Authors don’t often get to live out the denouement of their books. Yet that is what is happening to me as I blog. On 20 October Pluto published The Capitalist University. Its last chapter deals with the development of the neoliberal university and the growing resistance to it on the part of faculty and students and other workers. Two weeks have gone by and I find myself on a picket line at the University of Manitoba on a faculty strike
against the neoliberal university. As we stand vigil at the gates of the University the days are rapidly shortening and getting colder. Overhead the geese are quickly and excitedly fleeing to the south. But each morning since 1 November I find myself on the morning shift defying the university’s attempt to impose total control over the work of professors
and librarians at our university. We are an important part of a rising tide of class struggle developing both inside and outside of universities across the globe against the ravages of neoliberal capitalism.

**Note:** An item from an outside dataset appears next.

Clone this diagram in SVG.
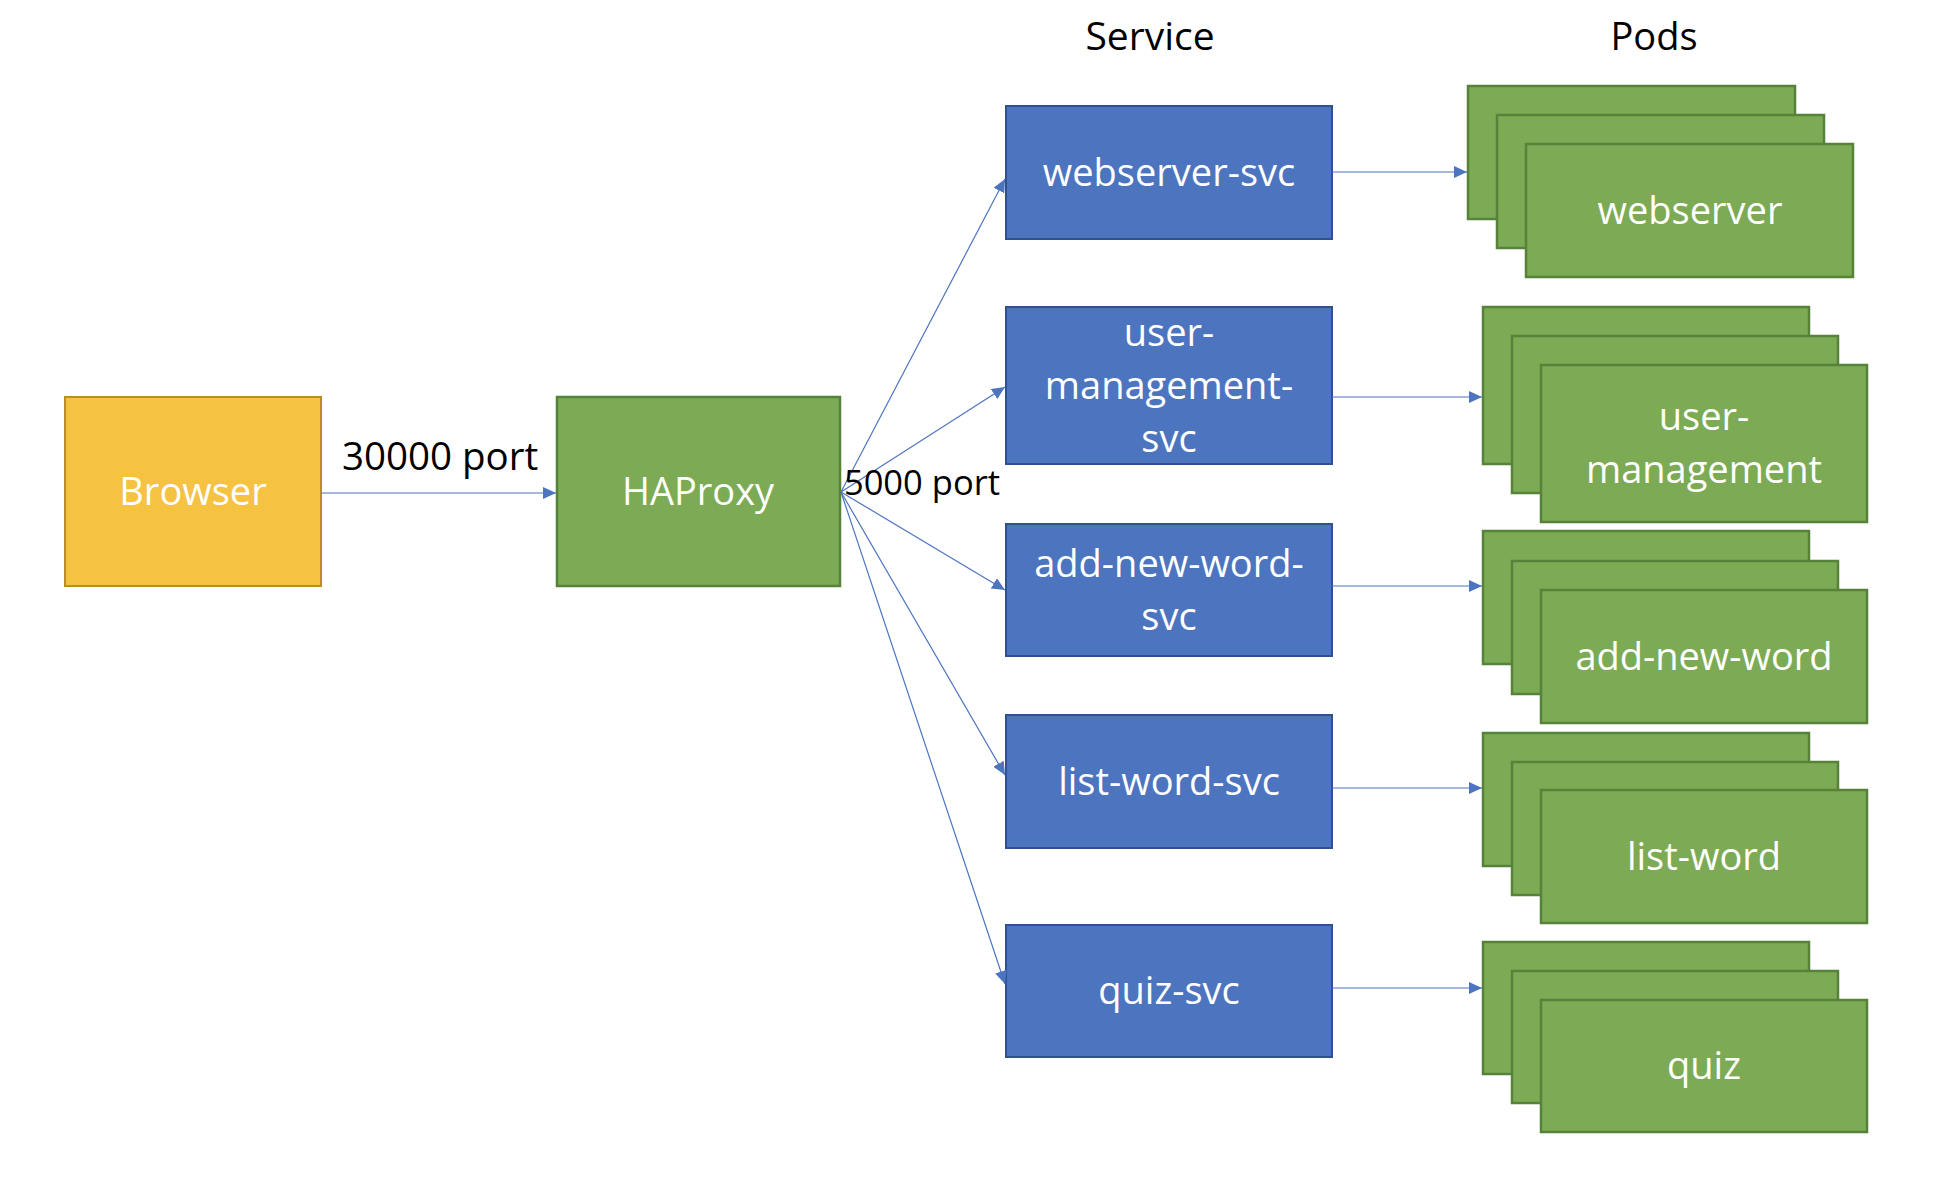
<svg xmlns="http://www.w3.org/2000/svg" width="1934" height="1182" viewBox="0 0 1934 1182">
  <style>
    text { font-family: "Open Sans", "Noto Sans", "Liberation Sans", sans-serif; font-size: 38px; text-anchor: middle; }
    .w { fill: #ffffff; }
    .k { fill: #000000; }
    .svc { fill: #4D74BE; stroke: #2F528F; stroke-width: 2; }
    .pod { fill: #7DAA54; stroke: #56823A; stroke-width: 2.5; }
    .browser { fill: #F5C242; stroke: #BC8C26; stroke-width: 2; }
    .conn line { stroke: #4D74BE; stroke-width: 1.2; fill: none; marker-end: url(#arr); }
  </style>
  <defs>
    <marker id="arr" markerWidth="14" markerHeight="12" refX="13" refY="6" orient="auto" markerUnits="userSpaceOnUse">
      <path d="M0,0 L13,6 L0,12 Z" fill="#4D74BE"/>
    </marker>
  </defs>
  <rect width="1934" height="1182" fill="#ffffff"/>

  <text class="k" x="1150" y="50" style="font-size:39px">Service</text>
  <text class="k" x="1654" y="50">Pods</text>

  <g id="browser">
    <rect class="browser" x="65" y="397" width="256" height="189"/>
    <text class="w" x="193" y="505">Browser</text>
  </g>
  <g id="haproxy">
    <rect class="pod" x="557" y="397" width="283" height="189"/>
    <text class="w" x="698" y="505">HAProxy</text>
  </g>

  <g id="webserver-svc">
    <rect class="svc" x="1006" y="106" width="326" height="133"/>
    <text class="w" x="1169" y="186">webserver-svc</text>
  </g>
  <g id="user-management-svc">
    <rect class="svc" x="1006" y="307" width="326" height="157"/>
    <text class="w" x="1169" y="346">user-</text>
    <text class="w" x="1169" y="399">management-</text>
    <text class="w" x="1169" y="452">svc</text>
  </g>
  <g id="add-new-word-svc">
    <rect class="svc" x="1006" y="524" width="326" height="132"/>
    <text class="w" x="1169" y="577">add-new-word-</text>
    <text class="w" x="1169" y="630">svc</text>
  </g>
  <g id="list-word-svc">
    <rect class="svc" x="1006" y="715" width="326" height="133"/>
    <text class="w" x="1169" y="795">list-word-svc</text>
  </g>
  <g id="quiz-svc">
    <rect class="svc" x="1006" y="925" width="326" height="132"/>
    <text class="w" x="1169" y="1004">quiz-svc</text>
  </g>

  <g id="webserver-pods">
    <rect class="pod" x="1468" y="86" width="327" height="133"/>
    <rect class="pod" x="1497" y="115" width="327" height="133"/>
    <rect class="pod" x="1526" y="144" width="327" height="133"/>
    <text class="w" x="1690" y="224">webserver</text>
  </g>
  <g id="user-management-pods">
    <rect class="pod" x="1483" y="307" width="326" height="157"/>
    <rect class="pod" x="1512" y="336" width="326" height="157"/>
    <rect class="pod" x="1541" y="365" width="326" height="157"/>
    <text class="w" x="1704" y="430">user-</text>
    <text class="w" x="1704" y="483">management</text>
  </g>
  <g id="add-new-word-pods">
    <rect class="pod" x="1483" y="531" width="326" height="133"/>
    <rect class="pod" x="1512" y="561" width="326" height="133"/>
    <rect class="pod" x="1541" y="590" width="326" height="133"/>
    <text class="w" x="1704" y="670">add-new-word</text>
  </g>
  <g id="list-word-pods">
    <rect class="pod" x="1483" y="733" width="326" height="133"/>
    <rect class="pod" x="1512" y="762" width="326" height="133"/>
    <rect class="pod" x="1541" y="790" width="326" height="133"/>
    <text class="w" x="1704" y="870">list-word</text>
  </g>
  <g id="quiz-pods">
    <rect class="pod" x="1483" y="942" width="326" height="132"/>
    <rect class="pod" x="1512" y="971" width="326" height="132"/>
    <rect class="pod" x="1541" y="1000" width="326" height="132"/>
    <text class="w" x="1704" y="1079">quiz</text>
  </g>

  <g id="connectors" class="conn">
    <line x1="321" y1="493" x2="556" y2="493"/>
    <line x1="841" y1="492" x2="1005" y2="179"/>
    <line x1="841" y1="492" x2="1005" y2="387"/>
    <line x1="841" y1="492" x2="1005" y2="590"/>
    <line x1="841" y1="492" x2="1005" y2="775"/>
    <line x1="841" y1="492" x2="1005" y2="984"/>
    <line x1="1332" y1="172" x2="1467" y2="172"/>
    <line x1="1332" y1="397" x2="1482" y2="397"/>
    <line x1="1332" y1="586" x2="1482" y2="586"/>
    <line x1="1332" y1="788" x2="1482" y2="788"/>
    <line x1="1332" y1="988" x2="1482" y2="988"/>
  </g>
  <g id="labels">
    <text class="k" x="440" y="470" style="font-size:38.5px">30000 port</text>
    <text class="k" x="922" y="495" style="font-size:34.5px">5000 port</text>
  </g>
</svg>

The heyday of the universities came between 1945-80 at the height of the Cold War and was marked by massive support from government including the military for universities. Universities defined their mission as directed to public service and strove to create knowledge which had both practical as well as theoretical aspects. In the humanities and social sciences a few scholars even pursued a critical knowledge which sought disinterested truth in the analysis of ideas and society. The climax of this era came in the
1960s when unprecedented student protests over civil rights, the U.S. war in Vietnam and bureaucratic domination over university life spilled over into society at large and led to challenges to the capitalist order.